Die Türken wollen zwei Millionen Syrer in Nordsyrien ansiedeln. Bislang bietet die EU dafür keine Unterstützung an, die Kurdenfrage ist im Wege und die aktuellen militärischen Intervention der Türkei in diesem Gebiet verbieten eine Zusammenarbeit eigentlich sowieso.
Ein ehemaliger Bürgermeister von Donaueschingen will EU-Geschichte schreiben. Und ganz gleich, ob er das als OB oder als Unionsvize im deutschen Bundestag macht, wer soll damit eigentlich beeindruckt und wer eventuell sogar überzeugt werden? Horst Seehofer oder gar die Bundeskanzlerin der Massenzuwanderung selbst?

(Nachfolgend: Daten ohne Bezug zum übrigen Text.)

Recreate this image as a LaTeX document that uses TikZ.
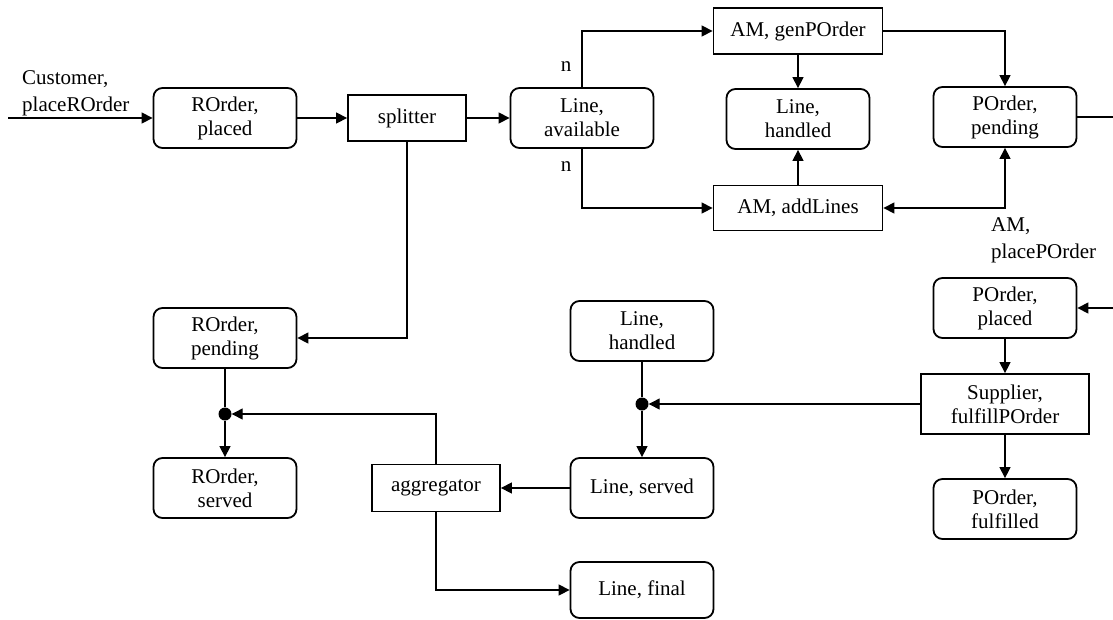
\documentclass[tikz,border=0pt]{standalone}
\usepackage{fontspec}
\setmainfont{Liberation Serif}
\usetikzlibrary{arrows.meta}
\begin{document}
\begin{tikzpicture}[x=1pt,y=-1pt,
  every node/.style={font=\fontsize{21}{24}\selectfont},
  state/.style={draw, line width=1.8pt, rounded corners=9pt, minimum width=143pt, minimum height=60pt, align=center, inner sep=0pt},
  act/.style={draw, line width=1.8pt, minimum height=46pt, align=center, inner sep=0pt},
  conn/.style={line width=1.3pt, -{Triangle[length=11pt,width=11pt]}},
  bidir/.style={line width=1.3pt, {Triangle[length=11pt,width=11pt]}-{Triangle[length=11pt,width=11pt]}},
  plain/.style={line width=1.3pt},
  jdot/.style={circle, fill, inner sep=0pt, minimum size=13pt},
  lbl/.style={align=left, inner sep=0pt, font=\fontsize{21}{27}\selectfont}]
\useasboundingbox (0,0) rectangle (1113,619);
% nodes
\node[state] (rplaced) at (225,118) {ROrder,\\placed};
\node[act, minimum width=118pt] (split) at (407,118) {splitter};
\node[state] (lavail) at (582,118) {Line,\\available};
\node[act, minimum width=169pt] (gen) at (798,31) {AM, genPOrder};
\node[state] (lhand1) at (798,119) {Line,\\handled};
\node[state] (ppend) at (1005,117) {POrder,\\pending};
\node[act, minimum width=169pt, minimum height=45pt] (addl) at (798,208) {AM, addLines};
\node[state] (pplaced) at (1005,308) {POrder,\\placed};
\node[act, minimum width=168pt, minimum height=60pt] (supp) at (1005,404) {Supplier,\\fulfillPOrder};
\node[state] (pfulf) at (1005,509) {POrder,\\fulfilled};
\node[state] (rpend) at (225,338) {ROrder,\\pending};
\node[state] (rserv) at (225,488) {ROrder,\\served};
\node[state] (lhand2) at (642,331) {Line,\\handled};
\node[state] (lserv) at (642,488) {Line, served};
\node[state, minimum height=56pt] (lfinal) at (642,590) {Line, final};
\node[act, minimum width=128pt, minimum height=47pt] (aggr) at (436,488) {aggregator};
\node[jdot] (dot1) at (225,414) {};
\node[jdot] (dot2) at (642,404) {};
\coordinate (in0) at (8,118);
\coordinate (out1) at (1113,117);
\coordinate (in2) at (1113,308);
% labels
\node[lbl, anchor=west] (lcust) at (22,93) {Customer,\\placeROrder};
\node (n1) at (566,67) {n};
\node (n2) at (566,167) {n};
\node[lbl, anchor=west] (lamp) at (991,240) {AM,\\placePOrder};
% connectors
\draw[conn] (in0) -- (rplaced.west);
\draw[conn] (rplaced.east) -- (split.west);
\draw[conn] (split.east) -- (lavail.west);
\draw[conn] (lavail.north) |- (gen.west);
\draw[conn] (lavail.south) |- (addl.west);
\draw[conn] (gen.south) -- (lhand1.north);
\draw[conn] (addl.north) -- (lhand1.south);
\draw[conn] (gen.east) -| (ppend.north);
\draw[bidir] (addl.east) -| (ppend.south);
\draw[plain] (ppend.east) -- (out1);
\draw[conn] (in2) -- (pplaced.east);
\draw[conn] (pplaced.south) -- (supp.north);
\draw[conn] (supp.south) -- (pfulf.north);
\draw[conn] (supp.west) -- (dot2);
\draw[plain] (lhand2.south) -- (dot2);
\draw[conn] (dot2) -- (lserv.north);
\draw[conn] (lserv.west) -- (aggr.east);
\draw[conn] (aggr.north) |- (dot1);
\draw[conn] (aggr.south) |- (lfinal.west);
\draw[conn] (split.south) |- (rpend.east);
\draw[plain] (rpend.south) -- (dot1);
\draw[conn] (dot1) -- (rserv.north);
\end{tikzpicture}
\end{document}
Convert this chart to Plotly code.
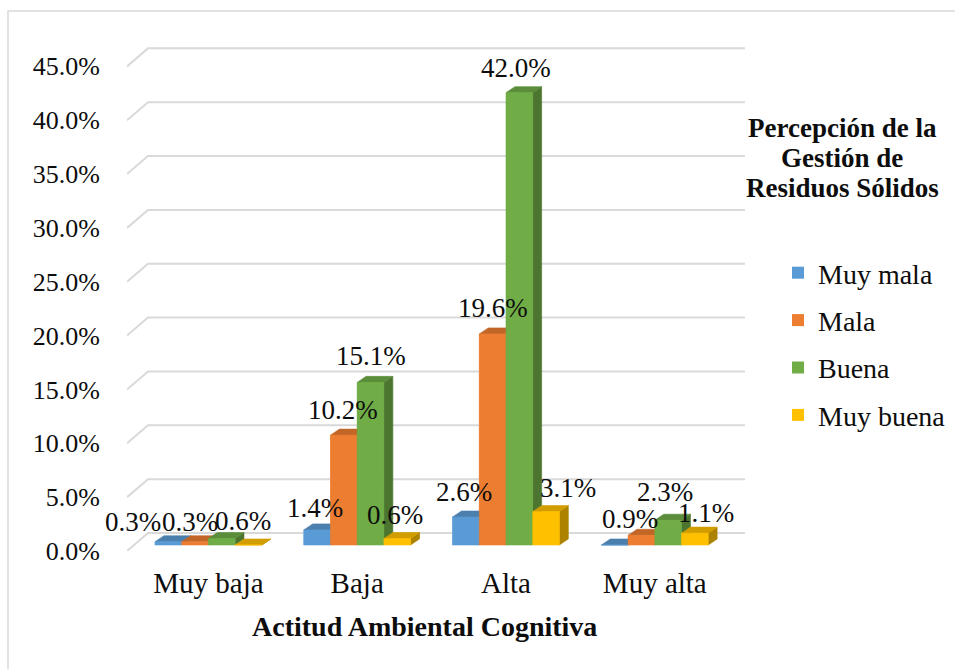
import plotly.graph_objects as go

# ---- data -------------------------------------------------------------
categories = ["Muy baja", "Baja", "Alta", "Muy alta"]
series_names = ["Muy mala", "Mala", "Buena", "Muy buena"]
muy_mala = [0.3, 1.4, 2.6, 0.0]
mala = [0.3, 10.2, 19.6, 0.9]
buena = [0.6, 15.1, 42.0, 2.3]
muy_buena = [0.0, 0.6, 3.1, 1.1]
y_ticks = [0, 5, 10, 15, 20, 25, 30, 35, 40, 45]
y_tick_labels = ["0.0%", "5.0%", "10.0%", "15.0%", "20.0%", "25.0%",
                 "30.0%", "35.0%", "40.0%", "45.0%"]
legend_title_lines = ["Percepción de la", "Gestión de", "Residuos Sólidos"]
x_title = "Actitud Ambiental Cognitiva"

series_values = [muy_mala, mala, buena, muy_buena]
base_colors = ["#5B9BD5", "#ED7D31", "#70AD47", "#FFC000"]

# ---- canvas / plot area (pixels) --------------------------------------
W, H = 955, 669
ML, MR, MT, MB = 127, 195, 30, 118
PW, PH = W - ML - MR, H - MT - MB


def px_x(px):
    """figure pixel column -> paper x"""
    return (px - ML) / PW


def px_y(py):
    """figure pixel row -> paper y"""
    return (H - MB - py) / PH


# ---- 3-D look geometry (axis units) -----------------------------------
BAR_W = 0.1795          # width of one bar, in category units
BAR_DX, BAR_DY = 0.06, 0.56      # bar depth projection
FRONT_X, BACK_X, BACK_RIGHT_X = -0.547, -0.406, 3.606   # floor / back wall
FRONT_DY, BACK_DY = -0.557, 1.114  # vertical shift of floor front / back wall

FONT = "Liberation Serif, Times New Roman, serif"
FS_TICK, FS_LABEL, FS_CAT, FS_LEG, FS_LEGT = 26, 27, 29, 28, 27
TXT = "#0d0d0d"
GRID = "#D9D9D9"


def shade(hex_color, k):
    h = hex_color.lstrip("#")
    r, g, b = (int(h[i:i + 2], 16) for i in (0, 2, 4))
    return "rgb({},{},{})".format(int(r * k), int(g * k), int(b * k))


fig = go.Figure()

# bar traces (also provide the legend entries)
for j, (name, vals, col) in enumerate(zip(series_names, series_values, base_colors)):
    fig.add_trace(go.Bar(
        x=[i + (j - 1.5) * BAR_W for i in range(len(categories))],
        y=vals, width=BAR_W, name=name, legendgroup=name,
        marker=dict(color=col, line=dict(width=0)),
        hoverinfo="skip",
    ))

# back-wall gridlines with the diagonal floor edge on the left
gx, gy = [], []
for t in y_ticks:
    gx += [FRONT_X, BACK_X, BACK_RIGHT_X, None]
    gy += [t + FRONT_DY, t + BACK_DY, t + BACK_DY, None]
fig.add_trace(go.Scatter(x=gx, y=gy, mode="lines", line=dict(color=GRID, width=2),
                         showlegend=False, hoverinfo="skip"))


def face(xs, ys, color):
    fig.add_trace(go.Scatter(
        x=xs + [xs[0]], y=ys + [ys[0]], mode="lines", fill="toself",
        fillcolor=color, line=dict(color=color, width=0.6),
        showlegend=False, hoverinfo="skip"))


# solid faces, painted left to right so neighbours hide each other correctly
for i in range(len(categories)):
    for j, (vals, col) in enumerate(zip(series_values, base_colors)):
        h = vals[i]
        x0 = i + (j - 2) * BAR_W
        x1 = x0 + BAR_W
        face([x1, x1 + BAR_DX, x1 + BAR_DX, x1], [0, BAR_DY, h + BAR_DY, h], shade(col, 0.68))
        face([x0, x0 + BAR_DX, x1 + BAR_DX, x1], [h, h + BAR_DY, h + BAR_DY, h], shade(col, 0.82))
        face([x0, x1, x1, x0], [0, 0, h, h], col)

# value labels (pixel nudges keep crowded labels apart)
label_nudge = {
    (0, 0): (-35, -4), (1, 0): (-5, -4), (2, 0): (21, -6),
    (0, 1): (-2, -2), (1, 1): (-1, 1), (2, 1): (0, 2), (3, 1): (-2, 0),
    (0, 2): (-2, 1), (1, 2): (0, 2), (2, 2): (-3, 1), (3, 2): (22, 0),
    (1, 3): (-11, -8), (2, 3): (-3, 4), (3, 3): (11, -4),
}
for j, vals in enumerate(series_values):
    for i, v in enumerate(vals):
        if v <= 0:
            continue
        nx, ny = label_nudge.get((j, i), (0, 0))
        fig.add_annotation(
            x=i + (j - 1.5) * BAR_W, y=v, text=f"{v:.1f}%", showarrow=False,
            xanchor="center", yanchor="middle", xshift=nx, yshift=24 + ny,
            font=dict(family=FONT, size=FS_LABEL, color=TXT))

# axis title and legend title
fig.add_annotation(
    xref="paper", yref="paper", x=px_x(424), y=px_y(626),
    text=f"<b>{x_title}</b>", showarrow=False,
    xanchor="center", yanchor="middle", font=dict(family=FONT, size=28, color=TXT))
for k, line in enumerate(legend_title_lines):
    fig.add_annotation(
        xref="paper", yref="paper", x=px_x(842), y=px_y(128 + 30 * k),
        text=f"<b>{line}</b>", showarrow=False,
        xanchor="center", yanchor="middle",
        font=dict(family=FONT, size=FS_LEGT, color=TXT))

# chart-area border
fig.add_shape(type="rect", xref="paper", yref="paper",
              x0=px_x(8), x1=px_x(W + 20), y0=px_y(H + 20), y1=px_y(11),
              line=dict(color="#D9D9D9", width=1.5), fillcolor="rgba(0,0,0,0)")

fig.update_layout(
    width=W, height=H,
    margin=dict(l=ML, r=MR, t=MT, b=MB, autoexpand=False),
    paper_bgcolor="white", plot_bgcolor="rgba(0,0,0,0)",
    barmode="overlay",
    showlegend=True,
    legend=dict(
        x=px_x(778), y=px_y(248), xanchor="left", yanchor="top",
        traceorder="grouped", tracegroupgap=8,
        font=dict(family=FONT, size=FS_LEG, color=TXT),
        bgcolor="rgba(0,0,0,0)"),
    xaxis=dict(
        range=[-0.547, 3.707], showgrid=False, zeroline=False, showline=False,
        tickmode="array", tickvals=list(range(len(categories))), ticktext=categories,
        ticks="", ticklabelstandoff=12,
        tickfont=dict(family=FONT, size=FS_CAT, color=TXT)),
    yaxis=dict(
        range=[-0.557, 47.82], showgrid=False, zeroline=False, showline=False,
        tickmode="array", tickvals=[t + FRONT_DY for t in y_ticks], ticktext=y_tick_labels,
        ticks="", ticklabelstandoff=26,
        tickfont=dict(family=FONT, size=FS_TICK, color=TXT)),
)

fig.write_html("out.html")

Fest steht hier doch vor allem eines: Die Unionsfraktion und die Bundesregierung spielen Katze und Maus mit den Bürgern. Und so interessant die Vorschläge von Unionsvize Thorsten Frei auch sein mögen, so wenig neu sind sie doch. So oft schon in den letzten Jahren wurden sie für die Medien durchgehechelt und wie wahrscheinlich ist es, das es hier gar nicht um eine unionsinterne Debatte geht, sondern lediglich um eine völlig wertlose, weil abgesprochene Pseudovielfalt der unterschiedlichen Meinungen innerhalb der Union?
Eigntlich doch ist die Zeit der dicken Backen und großen Reden längst abgelaufen. Oder reichen markige Worte immer noch als Sedativum aus bis hin zu den Bürgern an der Donauquelle in Donaueschingen, dort, wo Thorsten Frei zu Hause ist?